Sprawa została nagłośniona przez  Instytut Ordo Iuris, który udzielił zwolnionemu pracownikowi pomocy prawnej. Tomasz K. złożył przeciw szwedzkiej korporacji pozew do sądu.  W uzasadnieniu wypowiedzenia IKEA powołała się też na przepis wewnętrznego regulaminu nakazującego szacunek także ze względu na religię i wyznanie. Ponadto, pojawił się zarzut, o "utracie zaufania do pracownika przez pracodawcę", co jak zauważa Ordo Iuris, jest nieprawdziwą przyczyną wypowiedzenia umowy o pracę. Tomasz K. cieszył się bowiem opinią dobrego pracownika. Praca mężczyzny była pozytywnie oceniana przez przełożonych, innych pracowników i klientów sklepu, co znajdowało odzwierciedlenie w częstym podnoszeniu wynagrodzenia pracownika.

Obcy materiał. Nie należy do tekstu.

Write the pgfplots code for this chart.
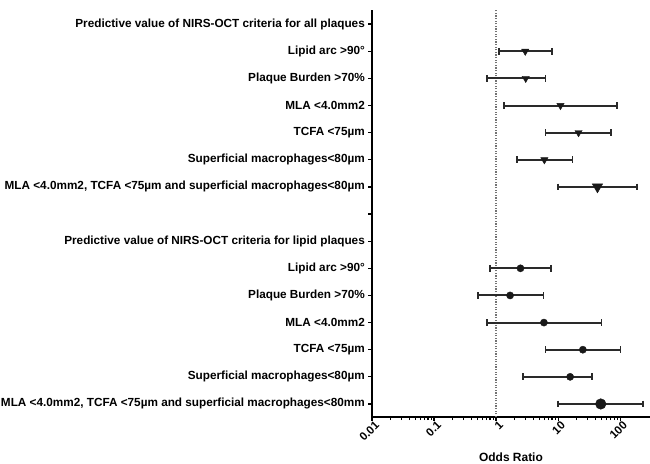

Prawnicy Instytutu Ordo Iuris przygotowali w imieniu Tomasza K. pozew, który został złożony do Sądu Rejonowego dla Krakowa Nowej Huty w Krakowie.

W odpowiedzi na to IKEA opublikowała krótkie oświadczenie. "Znamy pismo Instytutu Ordo Iuris. Co do zasady nie komentujemy spraw personalnych, a do takich należy wspomniana kwestia rozwiązania stosunku pracy" - czytamy w oświadczeniu.


IKEA zapewnia, że "podstawą naszej kultury korporacyjnej jest wolność poglądów, tolerancja i szacunek dla każdego pracownika. Natomiast w przypadku gdy istnieje chociażby ryzyko naruszenia dóbr lub godności osobistej innych pracowników podejmujemy działania, zawsze zgodnie z prawem pracy i naszymi wartościami. We wspomnianym w piśmie przypadku, w naszej ocenie, taka właśnie sytuacja miała miejsce" - głosi oświadczenie. Podpisała się pod nim Katarzyna Broniarek, dyrektor ds. komunikacji korporacyjnej IKEA Retail.

Sprawa ta bardzo zbulwersowała internautów. Jeden z nich zauważył, że menadżerka korporacji IKEA prywatnie wspiera ruch LGBT i uczestniczy w Paradach Równości.



Bodnar będzie bronił pracownika IKEA

Apeli do RPO Adama Bodnara pojawiło się wiele, zwłaszcza w zestawieniu z jego obroną Jakuba A. podejrzewanego o zabójstwo 10-letniej Kristiny z Mrowin.

Zobacz: Adam Bodnar w sprawie Jakuba A.: „Kajdanki i nocne przesłuchania nie były potrzebne”

Rzecznik Praw Obywatelskich Adam Bodnar podjął z urzędu do wyjaśnienia sprawę pracownika zwolnionego, jak donoszą media, ze względu na jego poglądy związane z wyznawaną religią.

Biuro RPO przekazało w piątek, że rzecznik zwróci się do właściwych podmiotów o niezbędne informacje. "Rzecznik, jako niezależny organ ds. równego traktowania, dostrzega problem dyskryminacji ze względu na wyznanie w zatrudnieniu" – zaznaczono w informacji. Biuro podało, że przeprowadzone na zlecenie RPO badania potwierdziły w praktyce ten problem i ujawniły najczęściej spotykane mechanizmy wykluczenia.

"Co warte podkreślenia, dyskryminacja ze względu na wyznanie w miejscu pracy może dotyczyć zarówno przedstawicieli mniejszości religijnych, jak i dominującej większości, a czynnikiem zwiększającym ryzyko dyskryminacji jest silne utożsamianie się z daną religią i ujawnienie swojego zaangażowania w miejscu pracy" – wskazano.

Rzecznik przypomina, że zgodnie z Kodeksem pracy (art. 94) pracodawca ma obowiązek przeciwdziałać dyskryminacji w zatrudnieniu oraz wpływać na kształtowanie w zakładzie pracy zasad współżycia społecznego.

"Podejmowanie działań mających na celu podkreślanie potrzeby poszanowania godności każdego, bez względu na różne cechy osobiste, należy uznać za wyraz dążenia do realizacji tych zobowiązań" – wskazano w komunikacie.